We are therefore appealing to you Honourable Speaker, the Clerk of Parliament, and Chairperson of the Parliamentary Committee on Information and Communication Technology, Courier and Postal Services, by virtue of the authority vested in you, to again subject the Bill to scrutiny by the people in the spirit of promoting, respecting and upholding the tenets of democracy.
The Cyber Security and Data Protection Bill is a key piece of legislation as it impacts the social, political and economic landscape of Zimbabwe.
A strong cyber security and data protection framework is critical for the exercise and enjoyment of human rights, trade, increased investments and Zimbabwe’s socio-economic development.

Thank you for your kind consideration.

Content Creators Network of Zimbabwe
Internet Society of Zimbabwe
Media Alliance of Zimbabwe
Zimbabwe Online Content Creators
Zimbabwe NGO Forum
Zimbabwe Human Rights Association
Zimbabwe Lawyers for Human Rights

Last Thursday, deputy president of the Senate, Michael Nyambuya, announced that the Bill had been referred back to the Committee Stage in the Senate for further debate as there was an error.

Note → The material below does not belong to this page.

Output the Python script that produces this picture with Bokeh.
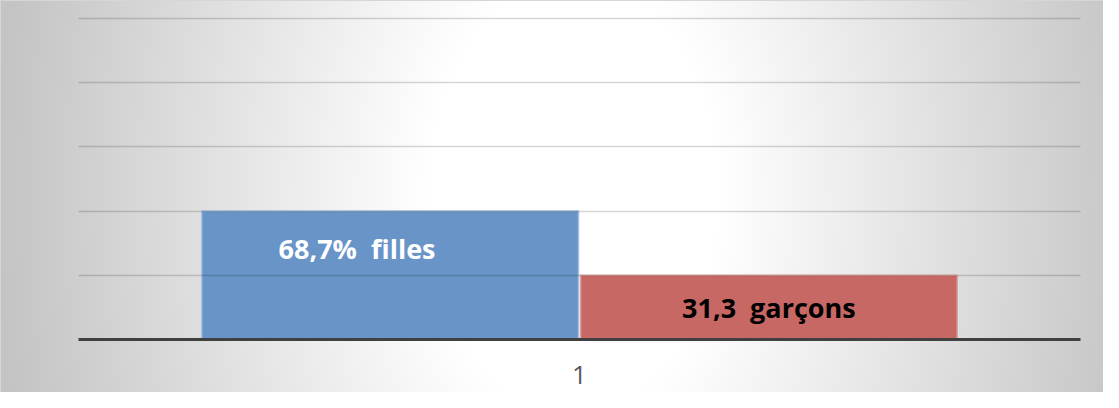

“I wish to inform the Senate that there is an error on the Cyber and Data Protection Bill [H B 18A, 2019] and that the Bill will be recommitted in terms of Standing Order Number 158.” Nyambuya said.

“The Bill will again go through the Committee Reading Stage and the Third Reading Stage in the Senate to correct the error before it is passed.”

Legislators and rights defenders who include Content Creators Network of Zimbabwe, Internet Society of Zimbabwe, Media Alliance of Zimbabwe, Zimbabwe Online Content Creators, Zimbabwe NGO Forum, Zimbabwe, Human Rights Association, Zimbabwe Lawyers for Human Rights and Misa have criticised the Bill, arguing that it violates fundamental rights such as the right to privacy, freedom of speech and access to information.